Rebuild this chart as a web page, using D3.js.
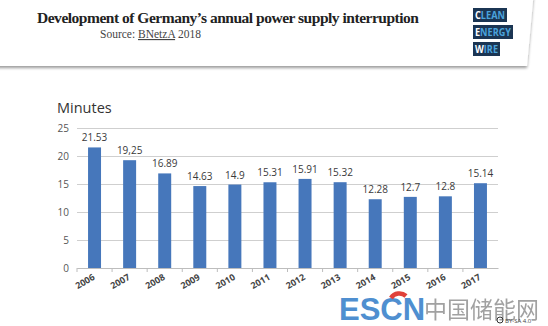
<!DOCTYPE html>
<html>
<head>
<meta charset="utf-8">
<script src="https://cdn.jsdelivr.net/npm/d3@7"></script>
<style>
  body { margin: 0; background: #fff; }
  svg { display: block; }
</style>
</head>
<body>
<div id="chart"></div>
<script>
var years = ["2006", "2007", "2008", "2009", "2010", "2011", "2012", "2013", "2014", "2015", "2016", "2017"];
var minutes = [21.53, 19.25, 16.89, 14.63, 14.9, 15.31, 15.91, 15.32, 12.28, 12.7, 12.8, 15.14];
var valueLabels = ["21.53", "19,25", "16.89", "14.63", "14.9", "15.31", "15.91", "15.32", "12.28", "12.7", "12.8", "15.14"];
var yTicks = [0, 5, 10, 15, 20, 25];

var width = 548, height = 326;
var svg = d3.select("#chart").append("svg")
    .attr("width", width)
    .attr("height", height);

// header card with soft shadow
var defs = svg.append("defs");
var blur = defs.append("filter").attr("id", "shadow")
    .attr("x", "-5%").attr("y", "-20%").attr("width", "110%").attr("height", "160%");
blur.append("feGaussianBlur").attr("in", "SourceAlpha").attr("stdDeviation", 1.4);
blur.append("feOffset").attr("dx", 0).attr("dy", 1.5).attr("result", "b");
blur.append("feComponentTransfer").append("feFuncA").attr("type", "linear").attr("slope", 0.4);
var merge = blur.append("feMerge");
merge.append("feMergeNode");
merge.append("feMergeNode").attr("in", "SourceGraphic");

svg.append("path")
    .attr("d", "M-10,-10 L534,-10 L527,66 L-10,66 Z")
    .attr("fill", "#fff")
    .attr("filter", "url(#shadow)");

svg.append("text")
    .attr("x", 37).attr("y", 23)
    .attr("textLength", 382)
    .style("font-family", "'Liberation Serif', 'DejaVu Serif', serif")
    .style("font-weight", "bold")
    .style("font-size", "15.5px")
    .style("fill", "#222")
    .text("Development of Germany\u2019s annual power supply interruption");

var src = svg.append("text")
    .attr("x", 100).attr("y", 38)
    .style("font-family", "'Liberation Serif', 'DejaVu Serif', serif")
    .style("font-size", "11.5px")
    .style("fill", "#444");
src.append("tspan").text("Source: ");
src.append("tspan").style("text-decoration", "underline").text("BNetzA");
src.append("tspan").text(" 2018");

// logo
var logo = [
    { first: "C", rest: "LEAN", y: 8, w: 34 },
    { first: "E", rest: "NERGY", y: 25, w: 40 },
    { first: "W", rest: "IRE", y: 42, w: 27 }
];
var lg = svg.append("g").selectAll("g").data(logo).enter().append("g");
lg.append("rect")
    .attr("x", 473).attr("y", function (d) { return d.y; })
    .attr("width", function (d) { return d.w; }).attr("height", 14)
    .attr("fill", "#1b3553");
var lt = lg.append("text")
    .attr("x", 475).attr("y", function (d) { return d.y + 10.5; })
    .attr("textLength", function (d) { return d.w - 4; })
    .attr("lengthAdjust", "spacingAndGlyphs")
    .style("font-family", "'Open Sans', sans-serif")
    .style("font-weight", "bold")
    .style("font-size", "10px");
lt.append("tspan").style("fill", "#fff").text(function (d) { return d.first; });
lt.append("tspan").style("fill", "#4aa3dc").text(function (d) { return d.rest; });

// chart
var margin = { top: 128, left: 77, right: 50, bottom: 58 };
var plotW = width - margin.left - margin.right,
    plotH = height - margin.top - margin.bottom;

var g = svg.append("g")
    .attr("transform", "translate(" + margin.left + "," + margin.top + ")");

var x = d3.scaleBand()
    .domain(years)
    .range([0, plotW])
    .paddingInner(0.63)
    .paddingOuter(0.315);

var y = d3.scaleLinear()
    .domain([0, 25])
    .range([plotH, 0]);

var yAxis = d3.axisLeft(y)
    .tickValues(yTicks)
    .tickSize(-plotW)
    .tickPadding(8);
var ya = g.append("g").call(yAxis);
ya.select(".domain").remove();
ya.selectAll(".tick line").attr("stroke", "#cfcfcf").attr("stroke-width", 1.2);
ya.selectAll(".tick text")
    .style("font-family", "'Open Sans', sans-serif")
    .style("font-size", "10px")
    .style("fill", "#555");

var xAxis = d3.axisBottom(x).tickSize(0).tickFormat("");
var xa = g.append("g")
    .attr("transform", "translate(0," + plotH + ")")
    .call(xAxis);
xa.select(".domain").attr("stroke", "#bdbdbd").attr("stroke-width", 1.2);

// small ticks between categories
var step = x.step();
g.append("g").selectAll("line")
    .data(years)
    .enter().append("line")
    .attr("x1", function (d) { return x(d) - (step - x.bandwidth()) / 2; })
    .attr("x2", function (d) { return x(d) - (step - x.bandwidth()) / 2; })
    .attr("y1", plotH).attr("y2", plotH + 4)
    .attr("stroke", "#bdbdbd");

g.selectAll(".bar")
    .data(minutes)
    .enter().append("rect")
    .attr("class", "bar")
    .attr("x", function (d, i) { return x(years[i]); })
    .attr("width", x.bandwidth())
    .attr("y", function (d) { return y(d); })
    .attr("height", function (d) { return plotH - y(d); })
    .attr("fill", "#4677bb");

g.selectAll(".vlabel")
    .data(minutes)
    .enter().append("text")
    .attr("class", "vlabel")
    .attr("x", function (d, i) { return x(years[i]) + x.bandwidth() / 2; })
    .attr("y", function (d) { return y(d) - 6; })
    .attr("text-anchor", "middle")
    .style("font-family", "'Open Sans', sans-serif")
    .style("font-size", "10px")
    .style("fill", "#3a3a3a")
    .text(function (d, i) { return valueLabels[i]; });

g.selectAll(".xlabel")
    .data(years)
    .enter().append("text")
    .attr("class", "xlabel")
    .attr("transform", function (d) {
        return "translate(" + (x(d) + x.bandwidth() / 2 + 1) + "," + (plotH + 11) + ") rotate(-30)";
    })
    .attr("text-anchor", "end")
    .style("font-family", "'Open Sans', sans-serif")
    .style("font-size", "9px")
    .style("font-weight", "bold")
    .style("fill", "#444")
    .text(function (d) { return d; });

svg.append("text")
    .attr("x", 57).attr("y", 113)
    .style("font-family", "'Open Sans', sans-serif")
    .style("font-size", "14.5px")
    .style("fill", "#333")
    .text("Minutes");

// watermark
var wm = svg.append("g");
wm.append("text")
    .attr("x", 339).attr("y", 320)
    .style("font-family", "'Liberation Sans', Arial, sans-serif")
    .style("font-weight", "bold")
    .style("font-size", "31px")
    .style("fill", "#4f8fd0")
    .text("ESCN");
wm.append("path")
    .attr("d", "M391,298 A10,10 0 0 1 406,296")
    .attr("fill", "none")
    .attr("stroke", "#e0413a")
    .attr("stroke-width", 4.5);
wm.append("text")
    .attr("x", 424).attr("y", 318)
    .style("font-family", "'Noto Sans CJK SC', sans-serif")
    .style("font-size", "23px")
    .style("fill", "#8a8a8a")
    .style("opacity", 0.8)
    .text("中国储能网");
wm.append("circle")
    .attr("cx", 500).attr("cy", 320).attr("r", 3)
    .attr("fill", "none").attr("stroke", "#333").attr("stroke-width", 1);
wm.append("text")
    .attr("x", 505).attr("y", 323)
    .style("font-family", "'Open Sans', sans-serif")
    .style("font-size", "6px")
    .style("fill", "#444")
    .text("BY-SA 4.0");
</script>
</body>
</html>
* * *
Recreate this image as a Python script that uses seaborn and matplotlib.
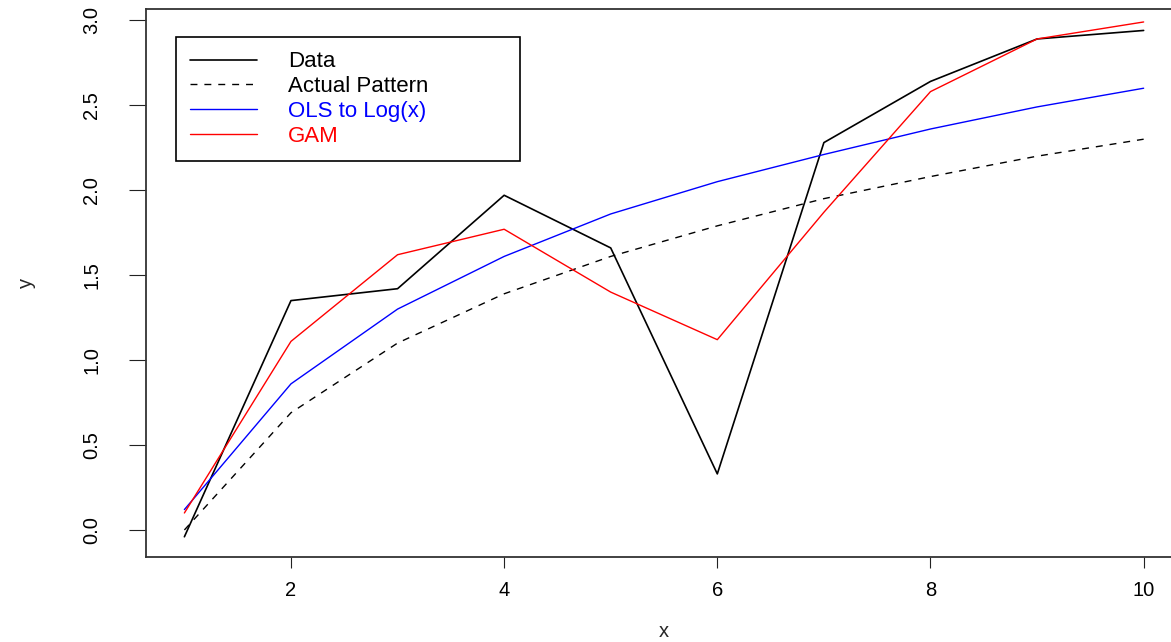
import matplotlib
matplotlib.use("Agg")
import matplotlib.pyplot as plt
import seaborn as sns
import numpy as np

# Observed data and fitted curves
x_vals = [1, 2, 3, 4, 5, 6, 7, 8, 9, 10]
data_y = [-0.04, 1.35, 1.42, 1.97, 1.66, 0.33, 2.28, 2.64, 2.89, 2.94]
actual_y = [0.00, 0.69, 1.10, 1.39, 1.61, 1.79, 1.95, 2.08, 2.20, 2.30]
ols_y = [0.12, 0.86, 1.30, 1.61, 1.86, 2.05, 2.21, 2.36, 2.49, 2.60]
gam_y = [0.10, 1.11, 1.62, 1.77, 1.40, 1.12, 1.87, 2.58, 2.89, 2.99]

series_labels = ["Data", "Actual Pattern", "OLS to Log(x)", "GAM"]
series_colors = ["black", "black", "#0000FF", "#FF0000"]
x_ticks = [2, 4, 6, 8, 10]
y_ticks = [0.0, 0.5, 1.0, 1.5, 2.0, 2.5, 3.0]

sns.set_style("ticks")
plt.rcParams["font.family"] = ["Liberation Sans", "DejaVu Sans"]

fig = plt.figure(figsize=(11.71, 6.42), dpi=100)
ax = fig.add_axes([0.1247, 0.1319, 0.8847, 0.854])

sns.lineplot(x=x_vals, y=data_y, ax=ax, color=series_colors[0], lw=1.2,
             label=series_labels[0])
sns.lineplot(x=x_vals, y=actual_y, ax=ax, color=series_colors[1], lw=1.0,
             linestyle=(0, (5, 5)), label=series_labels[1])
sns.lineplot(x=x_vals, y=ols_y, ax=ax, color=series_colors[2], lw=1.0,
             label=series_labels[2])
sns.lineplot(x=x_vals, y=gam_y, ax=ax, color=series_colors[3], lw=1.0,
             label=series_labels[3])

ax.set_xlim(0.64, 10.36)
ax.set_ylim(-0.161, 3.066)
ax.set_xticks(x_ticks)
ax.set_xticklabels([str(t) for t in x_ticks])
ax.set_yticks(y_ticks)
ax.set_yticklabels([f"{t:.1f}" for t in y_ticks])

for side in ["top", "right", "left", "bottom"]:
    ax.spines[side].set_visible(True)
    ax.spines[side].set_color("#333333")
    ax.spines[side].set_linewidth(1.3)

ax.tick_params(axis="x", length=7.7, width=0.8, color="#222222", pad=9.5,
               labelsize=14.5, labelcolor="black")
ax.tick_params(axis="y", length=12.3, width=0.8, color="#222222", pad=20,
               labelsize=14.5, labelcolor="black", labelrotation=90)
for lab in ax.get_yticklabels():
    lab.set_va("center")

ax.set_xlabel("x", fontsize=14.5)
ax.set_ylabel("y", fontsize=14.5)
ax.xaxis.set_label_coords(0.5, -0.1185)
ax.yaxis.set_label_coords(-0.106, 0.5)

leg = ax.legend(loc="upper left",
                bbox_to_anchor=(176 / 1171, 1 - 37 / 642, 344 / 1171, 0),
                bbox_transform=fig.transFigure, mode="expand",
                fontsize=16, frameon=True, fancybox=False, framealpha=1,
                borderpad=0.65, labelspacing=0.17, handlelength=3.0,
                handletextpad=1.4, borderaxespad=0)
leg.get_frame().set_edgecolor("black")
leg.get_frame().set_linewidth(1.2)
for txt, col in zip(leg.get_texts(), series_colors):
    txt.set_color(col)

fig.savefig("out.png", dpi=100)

§ **Goal**
Extract the stretch of lines that begins at the line with "Recreate this image" and ends at the line with "import numpy as np", inclusive. Omit every picture.

§ **Problem solution**
Recreate this image as a Python script that uses seaborn and matplotlib.
import matplotlib
matplotlib.use("Agg")
import matplotlib.pyplot as plt
import seaborn as sns
import numpy as np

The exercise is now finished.